2. _translate_string_concat/_translate_string_join/_translate_string_repeat (vera/wasm/calls_strings.py:104, 2414, 446): input pointers (ptr_a/ptr_b/arr_ptr/ptr_sep) are stored in WAT locals but never shadow-pushed before the destination $alloc. Doesn't fire in practice because inputs are typically rooted via leaked upstream array_map dst/anon_fn tmp pushes that survive across the sequence — but it's a fragile dependency. (Compare _translate_string_slice at calls_strings.py:257 which does shadow-push ptr_s correctly, with an explicit comment about why.)
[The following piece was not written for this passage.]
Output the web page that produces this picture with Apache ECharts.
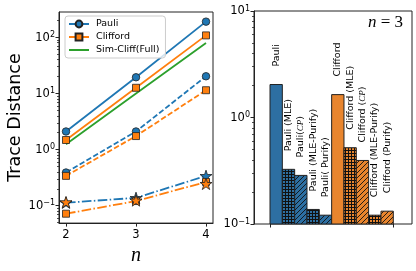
<!DOCTYPE html>
<html><head><meta charset="utf-8">
<script src="https://cdn.jsdelivr.net/npm/echarts@6/dist/echarts.min.js"></script>
<style>html,body{margin:0;padding:0;background:#fff}#c{width:416px;height:271px}</style>
</head><body><div id="c"></div>
<script>
// ---------- data ----------
const nValues = [2, 3, 4];
const nTicks = [2, 3, 4];
const pauli = [2.1, 19.4, 190];
const clifford = [1.48, 12.6, 108];
const simCliffFull = [1.24, 10.0, 79];
const pauliDashed = [0.39, 2.1, 20.2];
const cliffordDashed = [0.34, 1.74, 11.4];
const pauliDashDot = [0.113, 0.138, 0.34];
const cliffordDashDot = [0.072, 0.121, 0.265];
const cliffordStars = [0.116, 0.124, 0.245];
const leftTicks = [0.1, 1, 10, 100];
const rightTicks = [0.1, 1, 10];
const barCategories = ['Pauli', 'Pauli (MLE)', 'Pauli(CP)', 'Pauli (MLE-Purify)', 'Pauli( Purify)',
  'Clifford', 'Clifford (MLE)', 'Clifford (CP)', 'Clifford (MLE-Purify)', 'Clifford (Purify)'];
const barValues = [2.04, 0.326, 0.286, 0.137, 0.121, 1.64, 0.52, 0.395, 0.121, 0.132];

// ---------- style ----------
const BLUE = '#1f77b4', ORANGE = '#ff7f0e', GREEN = '#2ca02c';
const BAR_BLUE = '#2d6fa2', BAR_ORANGE = '#e8852e';
const barColor = [BAR_BLUE, BAR_BLUE, BAR_BLUE, BAR_BLUE, BAR_BLUE, BAR_ORANGE, BAR_ORANGE, BAR_ORANGE, BAR_ORANGE, BAR_ORANGE];
const barHatch = ['', '+', '/', '+', '/', '', '+', '/', '+', '/'];
const FONT = 'DejaVu Sans';
const STAR = 'path://M50,0 L61.23,34.55 L97.55,34.55 L68.17,55.9 L79.39,90.45 L50,69.1 L20.61,90.45 L31.83,55.9 L2.45,34.55 L38.77,34.55 Z';
const DASH = [5.5, 2.4];
const DASHDOT = [9.6, 2.4, 1.5, 2.4];
const leftMin = 0.049, leftMax = 282;
const rightMin = 0.1, rightMax = 10;

function minorTicks(lo, hi) {
  const out = [];
  for (let e = Math.floor(Math.log10(lo)); e <= Math.ceil(Math.log10(hi)); e++) {
    for (let m = 2; m <= 9; m++) {
      const v = m * Math.pow(10, e);
      if (v >= lo && v <= hi) out.push(v);
    }
  }
  return out;
}
function powLabel(value) {
  const e = Math.round(Math.log10(value));
  return '{b|10}{s|' + (e < 0 ? '\u2212' + (-e) : e) + '}';
}
const powRich = {
  b: { fontSize: 11.5, fontFamily: FONT, color: '#000', verticalAlign: 'bottom' },
  s: { fontSize: 8, fontFamily: FONT, color: '#000', verticalAlign: 'bottom', padding: [0, 0, 5, 0] }
};
function pattern(bg, kind) {
  if (!kind) return bg;
  const s = kind === '+' ? 3 : 5;
  const c = document.createElement('canvas');
  c.width = s; c.height = s;
  const g = c.getContext('2d');
  g.fillStyle = bg; g.fillRect(0, 0, s, s);
  g.fillStyle = '#111'; g.strokeStyle = '#111'; g.lineWidth = 0.9;
  if (kind === '+') {
    g.fillRect(0, 0, s, 1); g.fillRect(0, 0, 1, s);
  } else {
    g.beginPath();
    g.moveTo(0, s); g.lineTo(s, 0);
    g.moveTo(-1, 1); g.lineTo(1, -1);
    g.moveTo(s - 1, s + 1); g.lineTo(s + 1, s - 1);
    g.stroke();
  }
  return { image: c, repeat: 'repeat' };
}
function barLabel(name) {
  return name.split('CP').map(p => p ? '{t|' + p + '}' : '').join('{i|CP}');
}
const pts = arr => nValues.map((n, i) => [n, arr[i]]);

function lineSeries(name, arr, color, type, symbol, size, extra) {
  return Object.assign({
    name, type: 'line', xAxisIndex: 0, yAxisIndex: 0, data: pts(arr),
    color: color, symbol: symbol, symbolSize: size, symbolKeepAspect: true,
    showSymbol: true,
    lineStyle: { color: color, width: 1.8, type: type },
    itemStyle: { color: color, borderColor: '#222', borderWidth: 0.8 },
    emphasis: { disabled: true }
  }, extra || {});
}

const minorL = minorTicks(leftMin, leftMax);
const minorR = minorTicks(rightMin, rightMax);

const chart = echarts.init(document.getElementById('c'), null, { renderer: 'canvas' });
chart.setOption({
  animation: false,
  backgroundColor: '#fff',
  textStyle: { fontFamily: FONT },
  title: {
    text: '{i|n}{r| = 3}', right: 8, top: 9,
    textStyle: { fontWeight: 'normal', rich: {
      i: { fontFamily: 'Liberation Serif', fontStyle: 'italic', fontWeight: 'normal', fontSize: 17, color: '#000' },
      r: { fontFamily: 'Liberation Serif', fontWeight: 'normal', fontSize: 17, color: '#000' }
    } }
  },
  legend: {
    data: ['Pauli', 'Clifford', 'Sim-Cliff(Full)'],
    orient: 'vertical', left: 65, top: 16,
    itemWidth: 20, itemHeight: 8.5, itemGap: 3,
    padding: [3, 6, 3, 3],
    borderColor: '#cccccc', borderWidth: 1, borderRadius: 3,
    backgroundColor: 'rgba(255,255,255,0.8)',
    textStyle: { fontSize: 9.5, fontFamily: FONT, color: '#000', padding: [0, 0, 0, 2] }
  },
  grid: [
    { left: 59, right: 203, top: 12, bottom: 47, show: true, borderColor: '#222', borderWidth: 1 },
    { left: 254, right: 4, top: 11, bottom: 47, show: true, borderColor: '#222', borderWidth: 1 },
    { left: 270, right: 22.7, top: 11, bottom: 47 }
  ],
  xAxis: [
    {
      gridIndex: 0, type: 'value', min: 1.9, max: 4.1,
      name: 'n', nameLocation: 'middle', nameGap: 22,
      nameTextStyle: { fontFamily: 'Liberation Serif', fontStyle: 'italic', fontSize: 20, color: '#000' },
      axisLine: { show: true, lineStyle: { color: '#222', width: 1 } },
      axisTick: { show: true, length: 3.5, customValues: nTicks, lineStyle: { color: '#222' } },
      axisLabel: { customValues: nTicks, fontSize: 11.5, color: '#000', margin: 6, fontFamily: FONT },
      splitLine: { show: false }
    },
    { gridIndex: 1, type: 'value', min: 0, max: 1, show: false },
    {
      gridIndex: 2, type: 'category', data: barCategories, boundaryGap: true,
      axisLine: { show: false },
      axisTick: { show: true, length: 3.5, interval: (idx) => idx === 5, lineStyle: { color: '#222' } },
      axisLabel: { show: false }, splitLine: { show: false }
    }
  ],
  yAxis: [
    {
      gridIndex: 0, type: 'log', logBase: 10, min: leftMin, max: leftMax,
      name: 'Trace Distance', nameLocation: 'middle', nameGap: 25,
      nameTextStyle: { fontSize: 17.5, color: '#000', fontFamily: FONT },
      axisLine: { show: true, lineStyle: { color: '#222', width: 1 } },
      axisTick: { show: true, length: 3.5, customValues: leftTicks, lineStyle: { color: '#222' } },
      axisLabel: { customValues: leftTicks, formatter: powLabel, rich: powRich, margin: 4 },
      splitLine: { show: false }
    },
    {
      gridIndex: 0, type: 'log', logBase: 10, min: leftMin, max: leftMax, position: 'left',
      axisLine: { show: false }, axisLabel: { show: false }, splitLine: { show: false },
      axisTick: { show: true, length: 2, customValues: minorL, lineStyle: { color: '#222', width: 0.8 } }
    },
    {
      gridIndex: 1, type: 'log', logBase: 10, min: rightMin, max: rightMax,
      axisLine: { show: true, lineStyle: { color: '#222', width: 1 } },
      axisTick: { show: true, length: 3.5, customValues: rightTicks, lineStyle: { color: '#222' } },
      axisLabel: { customValues: rightTicks, formatter: powLabel, rich: powRich, margin: 4 },
      splitLine: { show: false }
    },
    {
      gridIndex: 1, type: 'log', logBase: 10, min: rightMin, max: rightMax, position: 'left',
      axisLine: { show: false }, axisLabel: { show: false }, splitLine: { show: false },
      axisTick: { show: true, length: 2, customValues: minorR, lineStyle: { color: '#222', width: 0.8 } }
    },
    { gridIndex: 2, type: 'log', logBase: 10, min: rightMin, max: rightMax, show: false }
  ],
  series: [
    lineSeries('Pauli', pauli, BLUE, 'solid', 'circle', 7.5),
    lineSeries('Clifford', clifford, ORANGE, 'solid', 'rect', 7),
    lineSeries('Sim-Cliff(Full)', simCliffFull, GREEN, 'solid', 'circle', 0,
      { itemStyle: { color: 'rgba(0,0,0,0)', borderWidth: 0, borderColor: 'rgba(0,0,0,0)' } }),
    lineSeries('Pauli (MLE)', pauliDashed, BLUE, DASH, 'circle', 7.5),
    lineSeries('Clifford (MLE)', cliffordDashed, ORANGE, DASH, 'rect', 7),
    lineSeries('Pauli (MLE-Purify)', pauliDashDot, BLUE, DASHDOT, STAR, 12),
    lineSeries('Clifford (MLE-Purify)', cliffordDashDot, ORANGE, DASHDOT, 'rect', 7),
    lineSeries('Clifford (Purify)', cliffordStars, ORANGE, 'solid', STAR, 12, { lineStyle: { width: 0, color: ORANGE } }),
    {
      type: 'custom', name: 'bars', xAxisIndex: 2, yAxisIndex: 4,
      data: barCategories.map((c, i) => [i, barValues[i]]),
      encode: { x: 0, y: 1 },
      renderItem: function (params, api) {
        const i = params.dataIndex;
        const top = api.coord([api.value(0), api.value(1)]);
        const base = api.coord([api.value(0), rightMin]);
        const w = api.size([1, 0])[0];
        return {
          type: 'group',
          children: [
            {
              type: 'rect',
              shape: { x: top[0] - w / 2, y: top[1], width: w, height: base[1] - top[1] },
              style: { fill: pattern(barColor[i], barHatch[i]), stroke: '#222', lineWidth: 1 }
            },
            {
              type: 'text', x: top[0], y: top[1] - 18, rotation: Math.PI / 2,
              style: {
                text: barLabel(barCategories[i]), fontSize: 9.5, fontFamily: FONT, fill: '#000',
                align: 'left', verticalAlign: 'middle',
                rich: {
                  t: { fontFamily: FONT, fontSize: 9.5, fill: '#000' },
                  i: { fontStyle: 'italic', fontFamily: 'Liberation Serif', fontSize: 9, fill: '#000' }
                }
              }
            }
          ]
        };
      }
    }
  ]
});
</script>
</body></html>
Both are worth fixing regardless of #593.

What we don't yet know

The specific Life-trigger path. Static analysis didn't yield a smoking gun. The next investigation step is eager-GC mode — modify $alloc to call $gc_collect on every allocation (behind a VERA_EAGER_GC env var or build flag), then re-run both reproducers. The first failure point will identify the exact unrooted local. That's a more productive investigation than further static reading.

Adjacent finding worth tracking

The agent-rebuilt minimal Life crashed at the table-OOB symptom, not the U+FFFD symptom. That difference is interesting — it suggests the trigger condition isn't a single specific alloc site but rather "any alloc where heap pressure forces GC at a moment when a frequently-used closure env or string heap object happens to be the GC's victim." Eager-GC will collapse this to "the first alloc after any unrooted heap pointer is established," giving us a much sharper signal.